The last one is my #4 step most of the time. It is very important to choose a descending sort order depending on what is found in step 2. Lot of CPU usage ? Sort on CPU_TIME_MICRO. Lot of scatterd read ? Maybe sort on DISK_READS.
5: Verify again
This is a second verification. Is the suspicious segment/query/datafile/latch you have found in step 4 the correct one ? Make a chart of it. See how much time this item ‘costs’ compared to the overview from step 1.
Most of the time you keep on drilling down and verifying until come to the root cause of your performance problem:
* One or more queries having a design flaw.
* Queries running unnecessary and too often
* Queries which are suddenly using another execution plan (investigate using STATS$SQL_PLAN_USAGE)
* Not using bind variables.* Init parameter which needs a little adjustment.
* Problems in I/O, disk system is not performing as it should.
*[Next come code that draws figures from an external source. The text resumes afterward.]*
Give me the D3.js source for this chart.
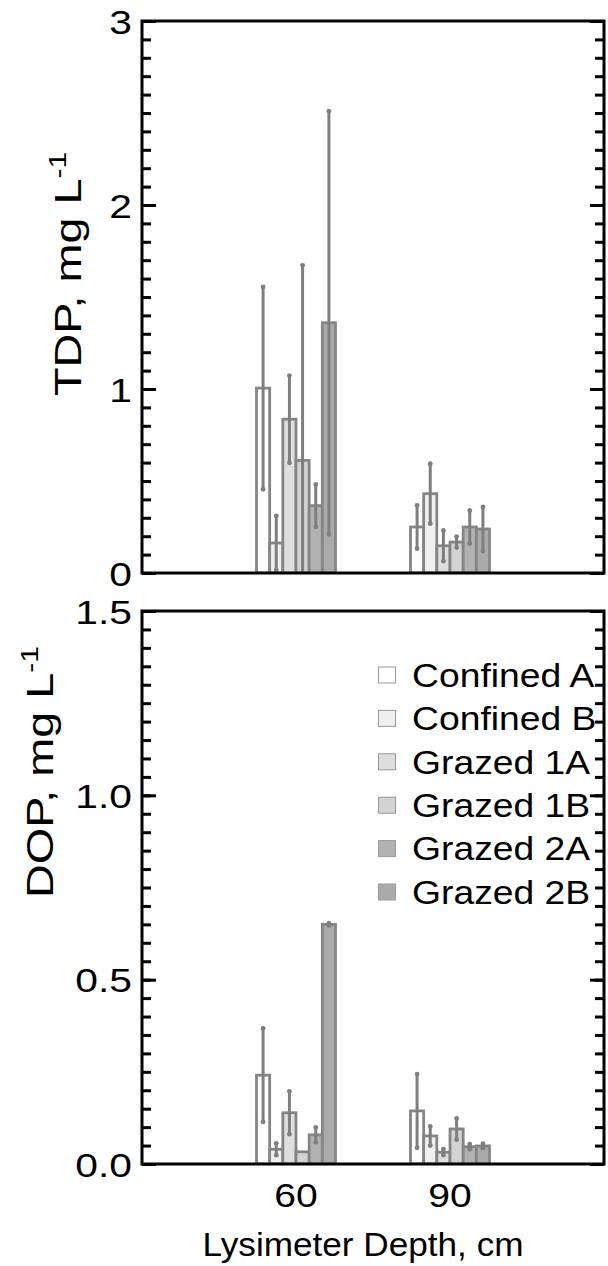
<!DOCTYPE html>
<html>
<head>
<meta charset="utf-8">
<script src="https://cdn.jsdelivr.net/npm/d3@7"></script>
<style>
  body { margin: 0; background: #fff; }
  svg { display: block; font-family: "Liberation Sans", Arial, Helvetica, sans-serif; }
</style>
</head>
<body>
<svg width="608" height="1266"></svg>
<script>
let series = ['Confined A', 'Confined B', 'Grazed 1A', 'Grazed 1B', 'Grazed 2A', 'Grazed 2B']
let depths = [60, 90]
let fills = ['#ffffff', '#efefef', '#dedede', '#d3d3d3', '#b2b2b2', '#aaaaaa']

// TDP, mg/L  (mean and +/- error) per depth
let tdp60 = [1.005, 0.163, 0.836, 0.612, 0.366, 1.36]
let tdp60Err = [0.55, 0.147, 0.237, 1.06, 0.115, 1.15]
let tdp90 = [0.25, 0.431, 0.148, 0.168, 0.25, 0.239]
let tdp90Err = [0.118, 0.163, 0.084, 0.03, 0.09, 0.12]

// DOP, mg/L
let dop60 = [0.241, 0.040, 0.139, 0.033, 0.079, 0.65]
let dop60Err = [0.127, 0.016, 0.058, 0, 0.02, 0.003]
let dop90 = [0.144, 0.076, 0.032, 0.095, 0.047, 0.049]
let dop90Err = [0.1, 0.026, 0.008, 0.029, 0.007, 0.006]

let tdpTicks = [0, 1, 2, 3]
let dopTicks = [0, 0.5, 1.0, 1.5]

let barStroke = '#858585'

let margin = { left: 142, right: 4 }
let width = 608

let xScale = d3.scaleLinear()
  .domain([30, 120])
  .range([margin.left, width - margin.right])

let barOffset = d3.scaleBand()
  .domain(series)
  .range([-39.5, 39.5])

let svg = d3.select('svg')

function rows(values, errs) {
  return series.map((s, i) => ({ name: s, value: values[i], err: errs[i], fill: fills[i] }))
}

function panel(opts) {
  let y = d3.scaleLinear().domain(opts.domain).range([opts.bottom, opts.top])
  let g = svg.append('g')

  let clipId = 'clip-' + opts.id
  svg.append('clipPath').attr('id', clipId)
    .append('rect')
    .attr('x', xScale.range()[0]).attr('y', opts.top)
    .attr('width', xScale.range()[1] - xScale.range()[0])
    .attr('height', opts.bottom - opts.top)

  let plot = g.append('g').attr('clip-path', 'url(#' + clipId + ')')

  opts.groups.forEach(grp => {
    let gx = xScale(grp.depth)
    plot.append('g').selectAll('rect').data(grp.rows).join('rect')
      .attr('x', d => gx + barOffset(d.name))
      .attr('y', d => y(d.value))
      .attr('width', barOffset.bandwidth())
      .attr('height', d => y(0) - y(d.value))
      .attr('fill', d => d.fill)
      .attr('stroke', barStroke)
      .attr('stroke-width', 2.8)

    let withErr = grp.rows.filter(d => d.err > 0)
    let eb = plot.append('g').selectAll('g').data(withErr).join('g')
      .attr('transform', d => 'translate(' + (gx + barOffset(d.name) + barOffset.bandwidth() / 2) + ',0)')
    eb.append('line')
      .attr('y1', d => y(d.value - d.err))
      .attr('y2', d => y(d.value + d.err))
      .attr('stroke', '#7f7f7f')
      .attr('stroke-width', 3)
    eb.selectAll('circle').data(d => [d.value - d.err, d.value + d.err]).join('circle')
      .attr('cy', v => y(v))
      .attr('r', 2.4)
      .attr('fill', '#7f7f7f')
  })

  // minor ticks, inward, both sides
  let minor = d3.range(opts.domain[0], opts.domain[1] + 1e-9, opts.minorStep)
  g.append('g')
    .attr('transform', 'translate(' + xScale.range()[0] + ',0)')
    .call(d3.axisLeft(y).tickValues(minor).tickSize(-9).tickFormat(''))
  g.append('g')
    .attr('transform', 'translate(' + xScale.range()[1] + ',0)')
    .call(d3.axisRight(y).tickValues(minor).tickSize(-9).tickFormat(''))
  // major ticks with labels
  let major = g.append('g')
    .attr('transform', 'translate(' + xScale.range()[0] + ',0)')
    .call(d3.axisLeft(y).tickValues(opts.ticks).tickSize(-14).tickPadding(10).tickFormat(opts.format))
  g.append('g')
    .attr('transform', 'translate(' + xScale.range()[1] + ',0)')
    .call(d3.axisRight(y).tickValues(opts.ticks).tickSize(-14).tickFormat(''))

  g.selectAll('.domain').remove()
  g.selectAll('.tick line').attr('stroke', '#000').attr('stroke-width', 3)
  major.selectAll('.tick text')
    .attr('font-size', 34)
    .attr('fill', '#000')
    .attr('dy', '0.36em')
    .attr('x', null)
    .attr('transform', 'translate(-10,0) scale(1.2,1)')

  g.append('rect')
    .attr('x', xScale.range()[0]).attr('y', opts.top)
    .attr('width', xScale.range()[1] - xScale.range()[0])
    .attr('height', opts.bottom - opts.top)
    .attr('fill', 'none')
    .attr('stroke', '#000')
    .attr('stroke-width', 3)

  let title = g.append('text')
    .attr('transform', 'translate(' + opts.titleX + ',' + opts.titleY + ') rotate(-90) scale(1.2,0.95)')
    .attr('text-anchor', 'middle')
    .attr('font-size', 39)
  title.append('tspan').text(opts.title)
  title.append('tspan').text('-1').attr('font-size', 25).attr('dy', -16)

  return y
}

panel({
  id: 'tdp', domain: [0, 3], top: 21, bottom: 573,
  ticks: tdpTicks, minorStep: 0.1, format: d3.format('d'),
  title: 'TDP, mg L', titleX: 81, titleY: 274,
  groups: [
    { depth: depths[0], rows: rows(tdp60, tdp60Err) },
    { depth: depths[1], rows: rows(tdp90, tdp90Err) }
  ]
})

panel({
  id: 'dop', domain: [0, 1.5], top: 611, bottom: 1164,
  ticks: dopTicks, minorStep: 0.05, format: d3.format('.1f'),
  title: 'DOP, mg L', titleX: 53, titleY: 772,
  groups: [
    { depth: depths[0], rows: rows(dop60, dop60Err) },
    { depth: depths[1], rows: rows(dop90, dop90Err) }
  ]
})

// x labels (no tick marks in the source)
svg.append('g').selectAll('text').data(depths).join('text')
  .attr('transform', d => 'translate(' + xScale(d) + ',1207) scale(1.15,1)')
  .attr('text-anchor', 'middle')
  .attr('font-size', 34)
  .text(d => d)

svg.append('text')
  .attr('transform', 'translate(363,1256) scale(1.05,1)')
  .attr('text-anchor', 'middle')
  .attr('font-size', 33.5)
  .text('Lysimeter Depth, cm')

// legend
let legend = svg.append('g').selectAll('g').data(series).join('g')
  .attr('transform', (d, i) => 'translate(378,' + (675 + i * 43.4) + ')')
legend.append('rect')
  .attr('x', 0.5).attr('y', -8)
  .attr('width', 17).attr('height', 16)
  .attr('fill', (d, i) => fills[i])
  .attr('stroke', '#999')
  .attr('stroke-width', 1)
legend.append('text')
  .attr('transform', 'translate(34,0) scale(1.13,1)')
  .attr('dy', '0.36em')
  .attr('font-size', 33)
  .text(d => d)
</script>
</body>
</html>
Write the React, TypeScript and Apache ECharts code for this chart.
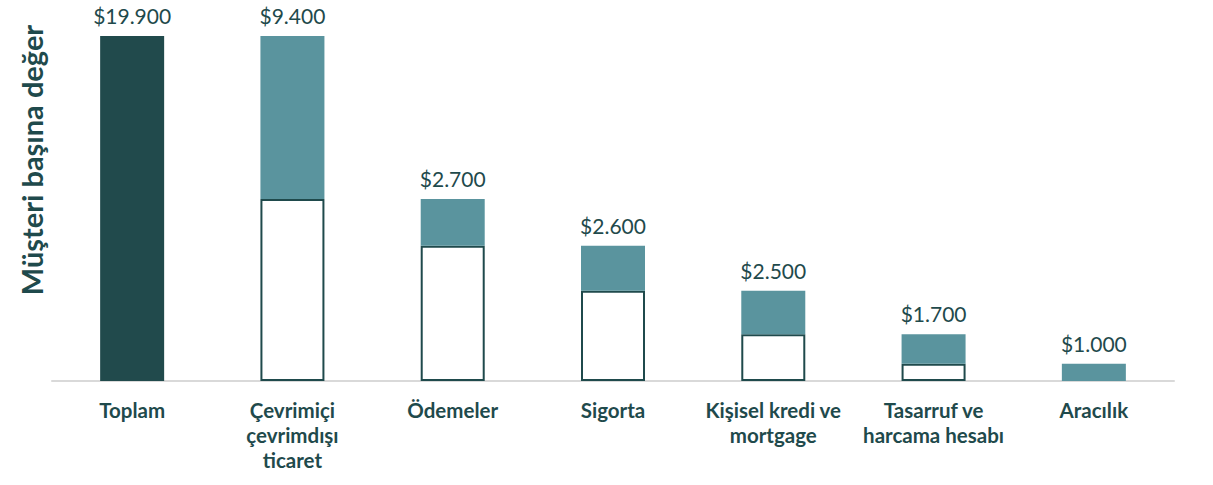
import React, { useEffect, useRef } from "react";
import * as echarts from "echarts";

const categories = [
  "Toplam",
  "Çevrimiçi\nçevrimdışı\nticaret",
  "Ödemeler",
  "Sigorta",
  "Kişisel kredi ve\nmortgage",
  "Tasarruf ve\nharcama hesabı",
  "Aracılık",
];
const values = [19900, 9400, 2700, 2600, 2500, 1700, 1000];
const yAxisTitle = "Müşteri başına değer";

const DARK = "#214a4c";
const TEAL = "#5a949e";
const TEXT = "#1f4a4c";

function fmt(v: number) {
  return "$" + String(v).replace(/\B(?=(\d{3})+(?!\d))/g, ".");
}

export default function App() {
  const ref = useRef<HTMLDivElement>(null);
  useEffect(() => {
    if (!ref.current) return;
    const chart = echarts.init(ref.current, undefined, { renderer: "svg" });
    const total = values[0];
    const bases: (number | string)[] = [];
    let remaining = total;
    values.forEach((v, i) => {
      if (i === 0) {
        bases.push("-");
      } else {
        remaining -= v;
        bases.push(remaining);
      }
    });
    chart.setOption({
      animation: false,
      grid: { left: 52, right: 39, top: 36, bottom: 104 },
      xAxis: {
        type: "category",
        data: categories,
        axisLine: { lineStyle: { color: "#d9d9d9", width: 2 } },
        axisTick: { show: false },
        axisLabel: {
          interval: 0,
          margin: 16,
          color: TEXT,
          fontFamily: "Lato",
          fontWeight: "bold",
          fontSize: 20.5,
          lineHeight: 25,
        },
      },
      yAxis: {
        type: "value",
        min: 0,
        max: 19900,
        show: false,
        splitLine: { show: false },
      },
      graphic: [
        {
          type: "text",
          x: 31,
          y: 160,
          rotation: Math.PI / 2,
          style: {
            text: yAxisTitle,
            fill: TEXT,
            font: "bold 29px Lato",
            textAlign: "center",
            textVerticalAlign: "middle",
          },
        },
      ],
      series: [
        {
          type: "bar",
          stack: "w",
          barWidth: 64,
          data: bases.map((b) =>
            b === "-" || b === 0
              ? "-"
              : { value: b, itemStyle: { color: "#ffffff", borderColor: TEXT, borderWidth: 2 } }
          ),
          silent: true,
        },
        {
          type: "bar",
          stack: "w",
          barWidth: 64,
          data: values.map((v, i) => ({
            value: v,
            itemStyle: { color: i === 0 ? DARK : TEAL },
          })),
          label: {
            show: true,
            position: "top",
            distance: 10,
            color: TEXT,
            fontFamily: "Lato",
            fontSize: 21,
            formatter: (p: any) => fmt(p.value),
          },
        },
      ],
    });
    return () => chart.dispose();
  }, []);
  return (
    <div
      ref={ref}
      style={{ position: "fixed", left: 0, top: 0, width: 1213, height: 485, background: "#fff" }}
    />
  );
}
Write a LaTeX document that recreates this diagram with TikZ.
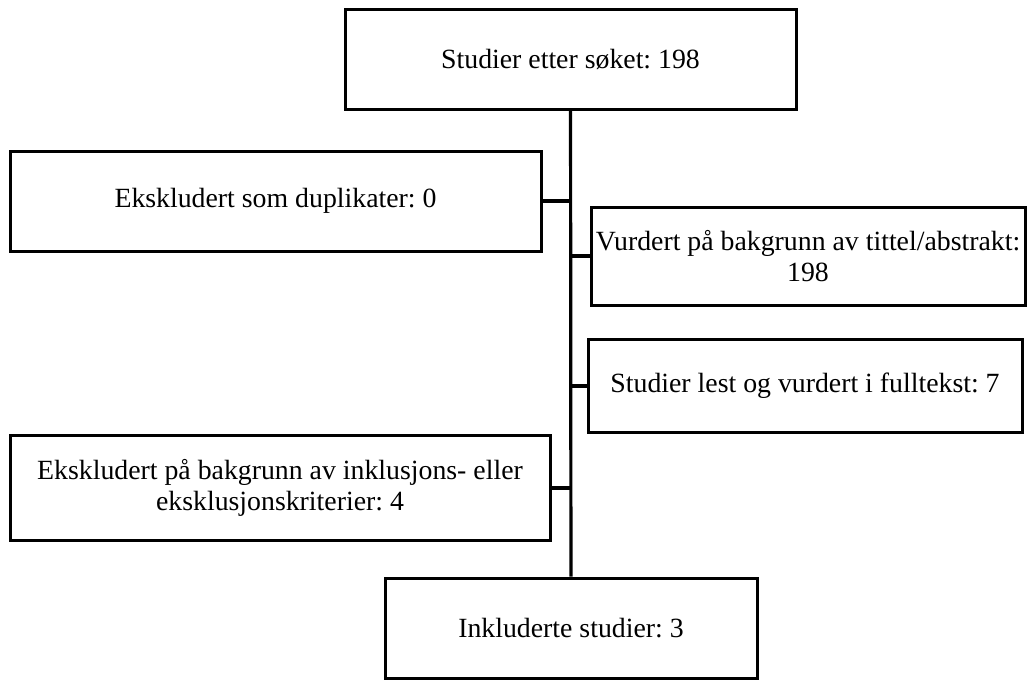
\documentclass[tikz,border=0pt]{standalone}
\usepackage{fontspec}
\setmainfont{Liberation Serif}
\frenchspacing
\tikzset{
  boks/.style={draw, rectangle, line width=3pt, align=center, inner sep=2pt,
    font=\fontsize{27.8}{31}\selectfont},
  linje/.style={line width=3.2pt}
}
\begin{document}
\begin{tikzpicture}[x=1pt,y=-1pt]
\useasboundingbox (0,0) rectangle (1031,680);
\node[boks, minimum width=451pt, minimum height=100pt] (sok) at (570.5,59) {Studier etter søket: 198};
\node[boks, minimum width=531pt, minimum height=100pt] (dup) at (275.5,201) {Ekskludert som duplikater: 0};
\node[boks, minimum width=434pt, minimum height=98pt] (tittel) at (808,256) {Vurdert på bakgrunn av tittel/abstrakt:\\198};
\node[boks, minimum width=434pt, minimum height=93pt] (full) at (805,386) {Studier lest og vurdert i fulltekst: 7};
\node[boks, minimum width=540pt, minimum height=105pt] (krit) at (280,488) {Ekskludert på bakgrunn av inklusjons- eller\\eksklusjonskriterier: 4};
\node[boks, minimum width=372pt, minimum height=100pt] (inkl) at (571,628) {Inkluderte studier: 3};
\draw[linje] (sok) -- (inkl);
\draw[linje] (dup) -- (dup -| sok.south);
\draw[linje] (tittel) -- (tittel -| sok.south);
\draw[linje] (full) -- (full -| sok.south);
\draw[linje] (krit) -- (krit -| sok.south);
\end{tikzpicture}
\end{document}
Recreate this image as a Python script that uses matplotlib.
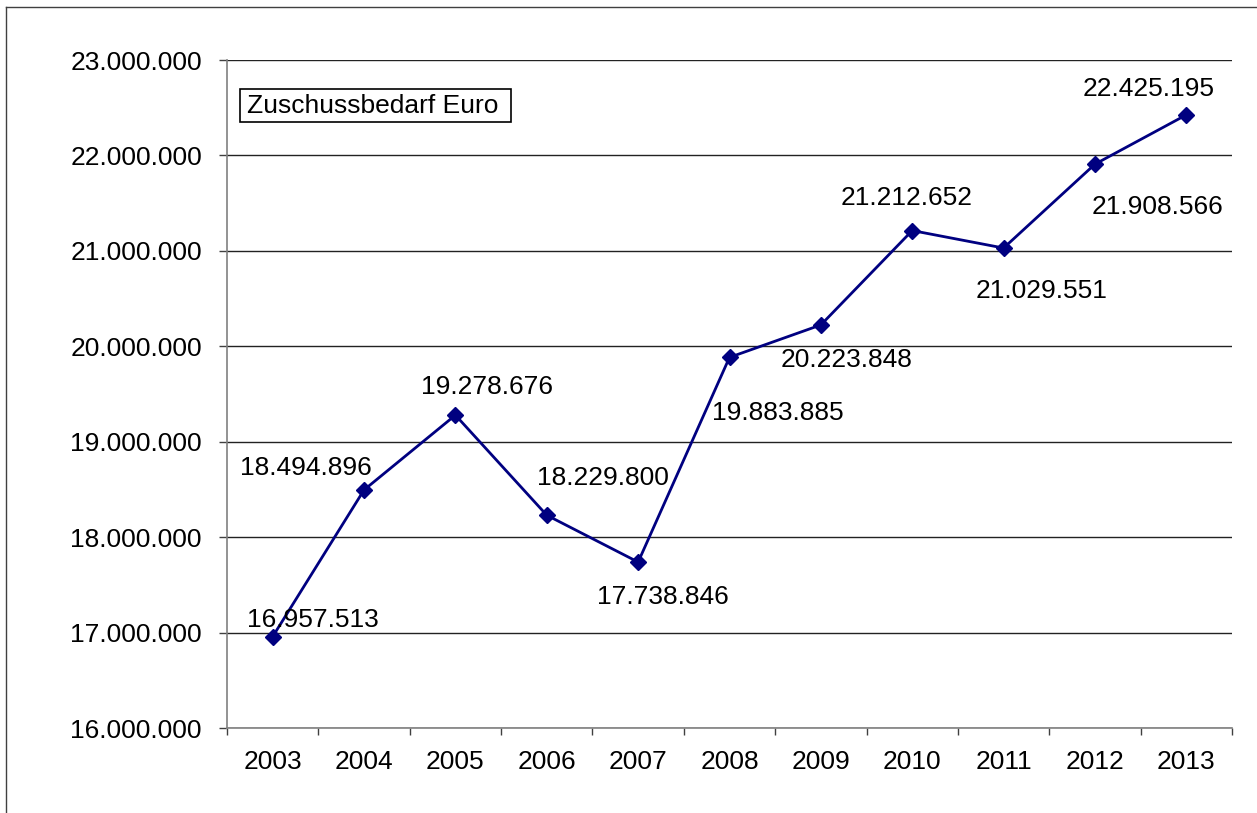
import numpy as np
import matplotlib
matplotlib.use('Agg')
import matplotlib.pyplot as plt
from matplotlib.lines import Line2D
from matplotlib.patches import Rectangle
from matplotlib.ticker import FuncFormatter

plt.rcParams['font.family'] = ['Liberation Sans', 'DejaVu Sans']

years = ['2003', '2004', '2005', '2006', '2007', '2008', '2009', '2010', '2011', '2012', '2013']
zuschuss = [16957513, 18494896, 19278676, 18229800, 17738846, 19883885,
            20223848, 21212652, 21029551, 21908566, 22425195]
# label offsets in pixels (dx, dy up), as placed in the original
label_off = [(40, 17), (-58, 22), (32, 28), (56, 37), (25, -35), (48, -56),
             (26, -35), (-6, 33), (38, -43), (63, -43), (-38, 26)]

W, H = 1257, 813
fig = plt.figure(figsize=(W / 100, H / 100), dpi=100)
ax = fig.add_axes([227 / W, (H - 728) / H, (1232 - 227) / W, (728 - 60) / H])

x = np.arange(len(years))
ax.plot(x, zuschuss, color='#000080', lw=2, marker='D', ms=8, mec='#000080', mfc='#000080', zorder=3)

def fmt(v):
    return f'{int(round(v)):,}'.replace(',', '.')

for xi, v, (dx, dy) in zip(x, zuschuss, label_off):
    ax.annotate(fmt(v), (xi, v), xytext=(dx, dy), textcoords='offset pixels',
                ha='center', va='center', fontsize=19, color='black', zorder=4)

ax.set_xlim(-0.5, len(years) - 0.5)
ax.set_ylim(16e6, 23e6)
ax.set_yticks(np.arange(16e6, 23e6 + 1, 1e6))
ax.yaxis.set_major_formatter(FuncFormatter(lambda v, p: fmt(v)))
ax.set_xticks(x)
ax.set_xticklabels(years)
ax.set_xticks(np.arange(-0.5, len(years)), minor=True)
ax.tick_params(axis='x', which='major', length=0, pad=16, labelsize=19)
ax.tick_params(axis='x', which='minor', length=5, width=1, color='#404040', direction='out')
ax.tick_params(axis='y', length=5.8, width=1, color='#404040', pad=12.2, labelsize=19)

ax.grid(axis='y', color='#222222', lw=1)
ax.set_axisbelow(True)
for s in ['top', 'right']:
    ax.spines[s].set_visible(False)
for s in ['left', 'bottom']:
    ax.spines[s].set_color('#808080')
    ax.spines[s].set_linewidth(1.2)

# legend box
fig.add_artist(Rectangle((240 / W, 1 - 122 / H), (511 - 240) / W, (122 - 89) / H,
                         transform=fig.transFigure, fc='white', ec='black', lw=1.2))
fig.text(247 / W, 1 - 106 / H, 'Zuschussbedarf Euro', fontsize=19, ha='left', va='center')

# outer chart frame
fig.add_artist(Line2D([6 / W, 6 / W], [0, 1 - 7 / H], transform=fig.transFigure, color='#404040', lw=1))
fig.add_artist(Line2D([6 / W, 1], [1 - 7 / H, 1 - 7 / H], transform=fig.transFigure, color='#404040', lw=1))

fig.savefig('out.png', dpi=100)
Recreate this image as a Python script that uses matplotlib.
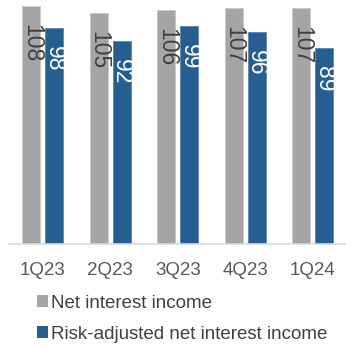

Most of the time my last step ends with PHAT$SQL_SUMMARY_EX, using both for drilldown (WHERE SNAP_ID=) and overview (WHERE HASH_VALUE=), and STATS$SQLTEXT to retrieve the SQL. After that some good old fashioned SQL tuning and analysis starts, mostly ending with a walk to the developer, grabbing a piece of wood underway.
So, it’s nothing more than alternating overview & drilldown. Use a graph for overview, run a query on a PHAT view for drilldown. Keep on repeating this until you hit the root cause. No success ? Take a step back. Keep your Oracle manual at hand for reference of wait events, system statistics, explanation of columns of V$ views which correspondent with the STATS$ and PHAT$ columns, etc. Don’t forget YAPP, have a non technical method at hand to avoid tuning until eternity.
I hope to make some examples of this all: ‘The Phat cases !’.